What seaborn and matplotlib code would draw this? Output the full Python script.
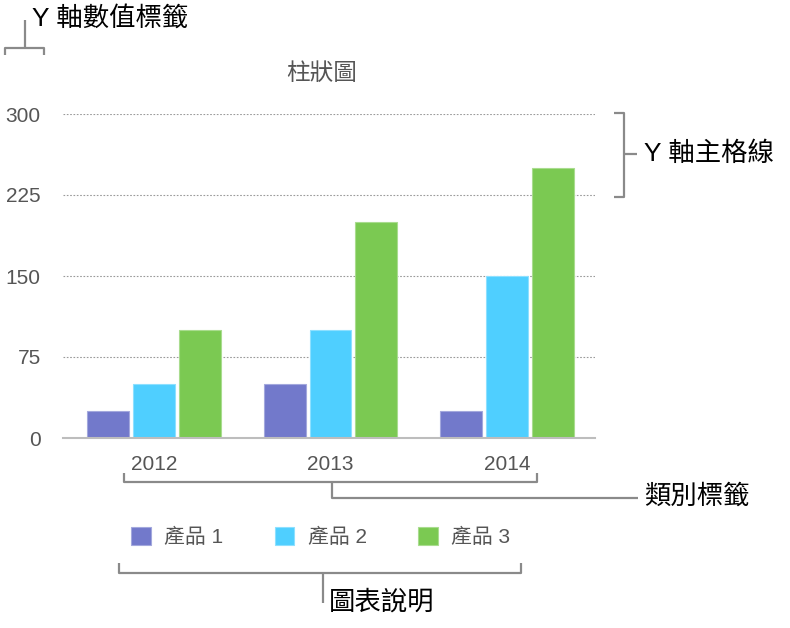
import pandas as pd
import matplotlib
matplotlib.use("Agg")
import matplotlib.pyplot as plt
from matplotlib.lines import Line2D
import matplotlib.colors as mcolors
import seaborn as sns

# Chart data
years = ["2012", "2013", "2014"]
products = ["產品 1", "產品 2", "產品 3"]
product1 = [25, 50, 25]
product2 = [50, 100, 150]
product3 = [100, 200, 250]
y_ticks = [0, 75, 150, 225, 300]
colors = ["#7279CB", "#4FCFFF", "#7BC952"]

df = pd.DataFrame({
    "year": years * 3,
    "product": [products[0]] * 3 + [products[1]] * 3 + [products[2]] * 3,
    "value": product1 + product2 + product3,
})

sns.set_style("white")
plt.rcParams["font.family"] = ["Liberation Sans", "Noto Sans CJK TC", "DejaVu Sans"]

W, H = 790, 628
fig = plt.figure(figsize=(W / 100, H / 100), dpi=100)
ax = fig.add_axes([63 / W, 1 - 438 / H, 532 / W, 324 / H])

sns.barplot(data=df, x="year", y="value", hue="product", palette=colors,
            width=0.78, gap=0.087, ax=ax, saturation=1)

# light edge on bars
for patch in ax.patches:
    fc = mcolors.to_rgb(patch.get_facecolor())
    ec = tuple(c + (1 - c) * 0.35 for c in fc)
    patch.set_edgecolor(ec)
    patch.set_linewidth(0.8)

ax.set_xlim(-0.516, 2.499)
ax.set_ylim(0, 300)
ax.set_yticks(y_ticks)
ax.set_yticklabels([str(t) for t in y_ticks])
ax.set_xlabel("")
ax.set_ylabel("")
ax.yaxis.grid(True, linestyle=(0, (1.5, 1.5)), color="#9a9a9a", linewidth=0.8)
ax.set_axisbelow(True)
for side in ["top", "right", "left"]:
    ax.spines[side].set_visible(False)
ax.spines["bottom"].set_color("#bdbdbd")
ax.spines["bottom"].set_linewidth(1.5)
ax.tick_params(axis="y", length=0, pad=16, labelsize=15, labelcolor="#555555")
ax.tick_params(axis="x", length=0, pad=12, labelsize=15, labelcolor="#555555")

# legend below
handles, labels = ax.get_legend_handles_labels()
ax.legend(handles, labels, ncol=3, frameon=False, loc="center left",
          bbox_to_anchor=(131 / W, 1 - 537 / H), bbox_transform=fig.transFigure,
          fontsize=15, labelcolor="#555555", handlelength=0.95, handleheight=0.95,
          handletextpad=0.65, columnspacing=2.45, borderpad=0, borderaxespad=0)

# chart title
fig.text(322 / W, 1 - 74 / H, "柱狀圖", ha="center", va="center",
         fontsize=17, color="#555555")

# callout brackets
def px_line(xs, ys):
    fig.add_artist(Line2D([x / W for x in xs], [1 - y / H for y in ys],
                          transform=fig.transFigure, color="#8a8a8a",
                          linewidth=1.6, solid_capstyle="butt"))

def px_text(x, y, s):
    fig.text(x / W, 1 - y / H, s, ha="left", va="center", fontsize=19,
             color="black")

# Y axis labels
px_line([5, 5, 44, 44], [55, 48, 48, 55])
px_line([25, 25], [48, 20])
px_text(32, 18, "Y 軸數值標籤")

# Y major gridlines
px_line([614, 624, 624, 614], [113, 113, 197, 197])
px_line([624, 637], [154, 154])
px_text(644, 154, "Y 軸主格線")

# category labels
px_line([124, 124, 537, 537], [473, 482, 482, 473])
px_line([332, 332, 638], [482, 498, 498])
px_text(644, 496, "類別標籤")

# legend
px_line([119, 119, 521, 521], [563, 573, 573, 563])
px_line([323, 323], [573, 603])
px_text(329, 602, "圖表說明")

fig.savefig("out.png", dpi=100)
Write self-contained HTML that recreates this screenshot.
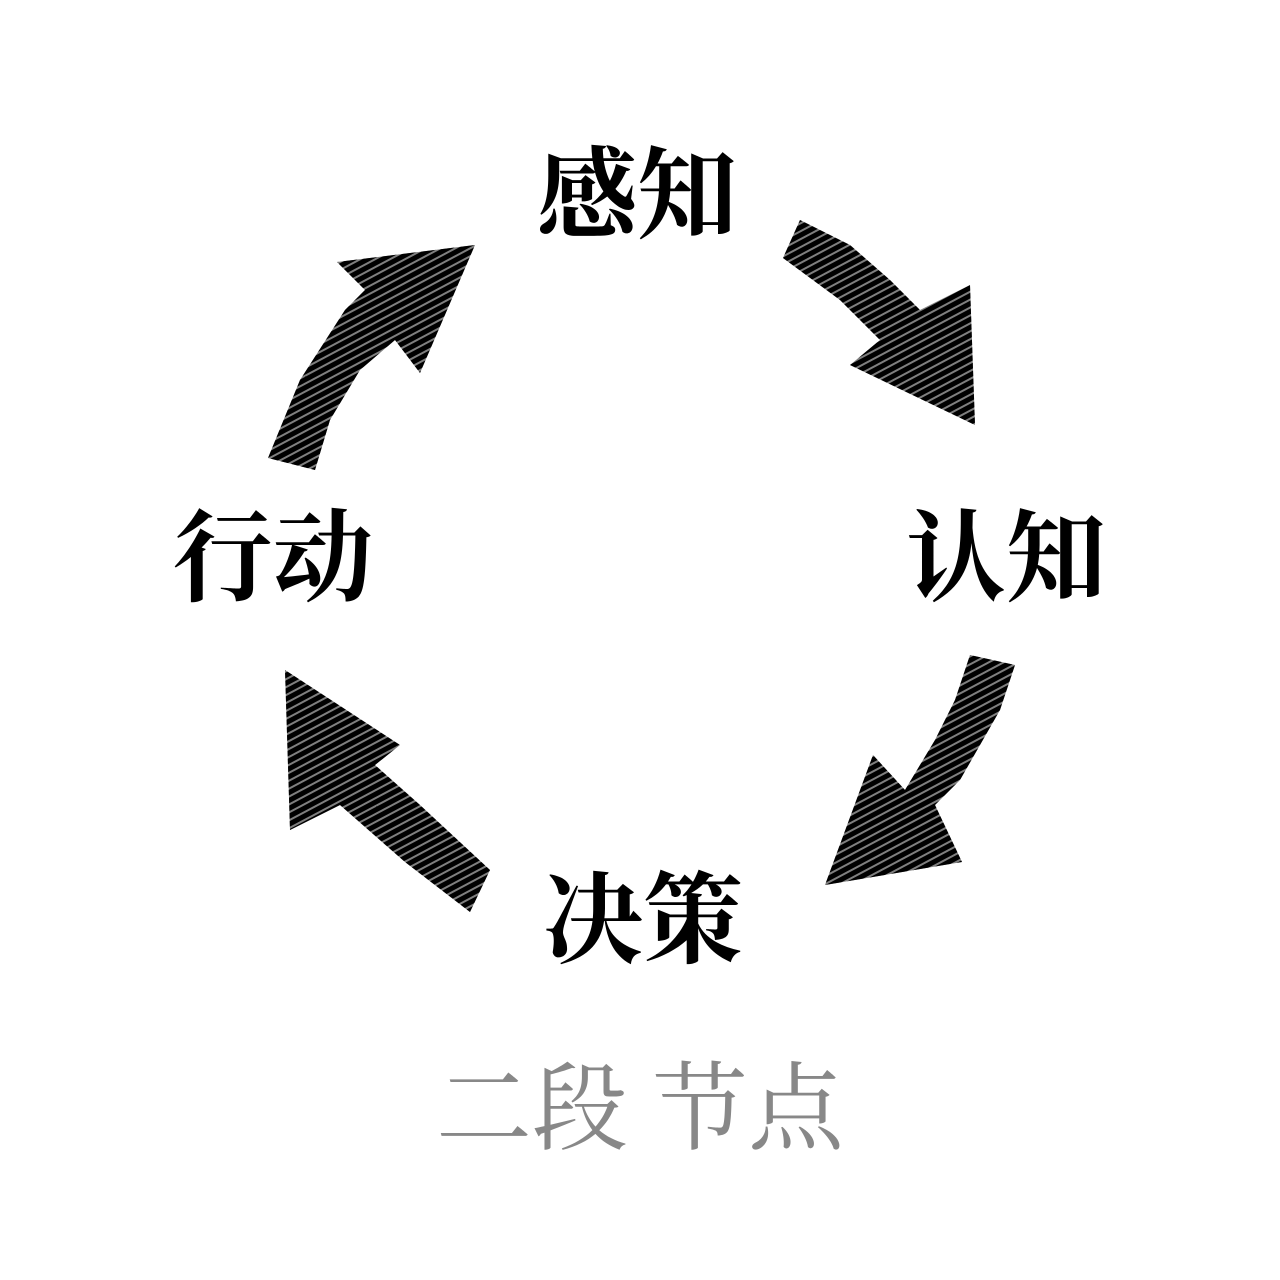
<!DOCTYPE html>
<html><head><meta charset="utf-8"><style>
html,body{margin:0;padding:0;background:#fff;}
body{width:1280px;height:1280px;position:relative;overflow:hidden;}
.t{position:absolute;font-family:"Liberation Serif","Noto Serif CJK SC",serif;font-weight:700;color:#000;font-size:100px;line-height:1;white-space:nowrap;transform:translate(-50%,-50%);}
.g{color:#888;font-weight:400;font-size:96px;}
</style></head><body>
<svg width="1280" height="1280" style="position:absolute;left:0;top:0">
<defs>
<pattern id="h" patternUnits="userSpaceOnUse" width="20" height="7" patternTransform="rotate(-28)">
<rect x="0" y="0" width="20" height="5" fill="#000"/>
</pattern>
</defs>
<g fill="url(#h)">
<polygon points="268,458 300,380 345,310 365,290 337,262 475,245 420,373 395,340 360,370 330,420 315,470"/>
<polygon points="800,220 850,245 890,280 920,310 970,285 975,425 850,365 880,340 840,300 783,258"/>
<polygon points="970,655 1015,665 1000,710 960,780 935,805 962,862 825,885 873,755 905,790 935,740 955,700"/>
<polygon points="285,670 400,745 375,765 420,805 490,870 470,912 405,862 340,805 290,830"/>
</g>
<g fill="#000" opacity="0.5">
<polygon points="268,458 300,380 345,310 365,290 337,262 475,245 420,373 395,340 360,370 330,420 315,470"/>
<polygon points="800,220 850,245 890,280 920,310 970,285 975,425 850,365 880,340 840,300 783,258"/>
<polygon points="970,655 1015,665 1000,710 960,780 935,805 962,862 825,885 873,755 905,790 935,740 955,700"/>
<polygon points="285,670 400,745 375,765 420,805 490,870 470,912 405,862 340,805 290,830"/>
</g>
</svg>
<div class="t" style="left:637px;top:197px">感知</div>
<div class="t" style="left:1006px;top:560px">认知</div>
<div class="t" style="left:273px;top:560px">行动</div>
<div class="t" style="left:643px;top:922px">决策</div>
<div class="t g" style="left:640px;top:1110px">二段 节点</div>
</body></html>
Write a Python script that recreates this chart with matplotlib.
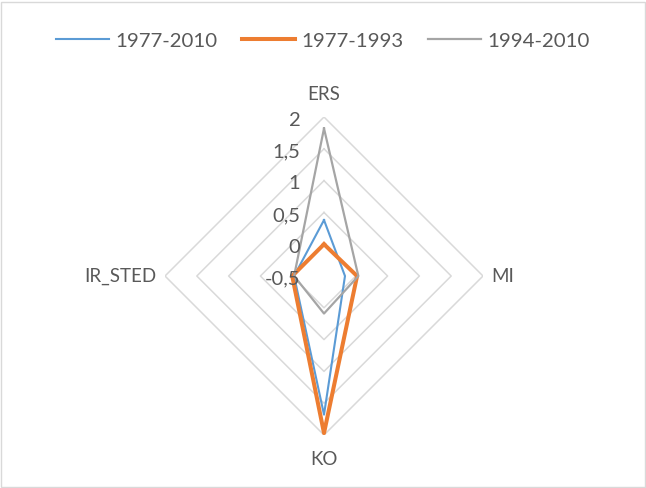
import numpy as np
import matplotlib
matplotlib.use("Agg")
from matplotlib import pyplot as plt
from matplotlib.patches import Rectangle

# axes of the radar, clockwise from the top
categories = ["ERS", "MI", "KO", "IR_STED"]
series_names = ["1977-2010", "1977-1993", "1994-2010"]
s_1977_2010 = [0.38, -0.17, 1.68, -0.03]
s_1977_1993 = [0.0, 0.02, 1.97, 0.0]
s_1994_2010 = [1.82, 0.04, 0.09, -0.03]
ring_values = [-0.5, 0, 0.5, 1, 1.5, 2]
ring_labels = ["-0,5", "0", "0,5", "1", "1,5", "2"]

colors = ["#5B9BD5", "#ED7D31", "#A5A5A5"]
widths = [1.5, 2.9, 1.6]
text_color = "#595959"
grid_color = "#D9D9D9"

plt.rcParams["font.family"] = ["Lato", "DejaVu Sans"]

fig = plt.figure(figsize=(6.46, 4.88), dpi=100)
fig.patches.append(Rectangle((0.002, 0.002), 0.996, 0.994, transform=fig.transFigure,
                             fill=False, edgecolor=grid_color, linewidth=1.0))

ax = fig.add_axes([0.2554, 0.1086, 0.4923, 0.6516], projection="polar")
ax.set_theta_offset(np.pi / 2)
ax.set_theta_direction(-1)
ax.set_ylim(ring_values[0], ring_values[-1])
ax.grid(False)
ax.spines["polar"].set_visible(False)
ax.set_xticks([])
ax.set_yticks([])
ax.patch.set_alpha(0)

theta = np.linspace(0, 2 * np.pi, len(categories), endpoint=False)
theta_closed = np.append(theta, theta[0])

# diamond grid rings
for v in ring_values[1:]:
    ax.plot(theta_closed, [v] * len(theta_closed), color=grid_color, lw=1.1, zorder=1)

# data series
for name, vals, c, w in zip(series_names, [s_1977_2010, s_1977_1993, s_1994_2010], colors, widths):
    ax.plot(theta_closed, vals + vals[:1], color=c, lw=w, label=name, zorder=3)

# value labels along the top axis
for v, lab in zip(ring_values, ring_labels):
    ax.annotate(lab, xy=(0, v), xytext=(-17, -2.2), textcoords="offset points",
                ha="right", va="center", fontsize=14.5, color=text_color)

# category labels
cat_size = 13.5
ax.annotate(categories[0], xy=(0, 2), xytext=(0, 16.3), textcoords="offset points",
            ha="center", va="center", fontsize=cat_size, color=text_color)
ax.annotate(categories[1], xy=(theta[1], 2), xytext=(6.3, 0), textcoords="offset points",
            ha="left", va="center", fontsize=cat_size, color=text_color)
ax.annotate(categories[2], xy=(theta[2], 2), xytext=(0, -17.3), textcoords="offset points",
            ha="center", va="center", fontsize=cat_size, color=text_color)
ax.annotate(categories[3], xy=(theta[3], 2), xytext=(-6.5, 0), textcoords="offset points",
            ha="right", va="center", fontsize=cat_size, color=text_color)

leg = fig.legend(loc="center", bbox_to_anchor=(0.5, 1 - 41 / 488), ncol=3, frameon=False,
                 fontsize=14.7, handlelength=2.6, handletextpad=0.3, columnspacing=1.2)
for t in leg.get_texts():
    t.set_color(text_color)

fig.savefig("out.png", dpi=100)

++++++++++++++++++++

▶ **Goal**
Emit the lines of the material exactly, from its first line to the line containing "import seaborn as sns", inclusive; leave every picture out.

▶ **Completed exercise**
What seaborn and matplotlib code would draw this? Output the full Python script.
import pandas as pd
import matplotlib
matplotlib.use("Agg")
import matplotlib.pyplot as plt
from matplotlib.lines import Line2D
import matplotlib.colors as mcolors
import seaborn as sns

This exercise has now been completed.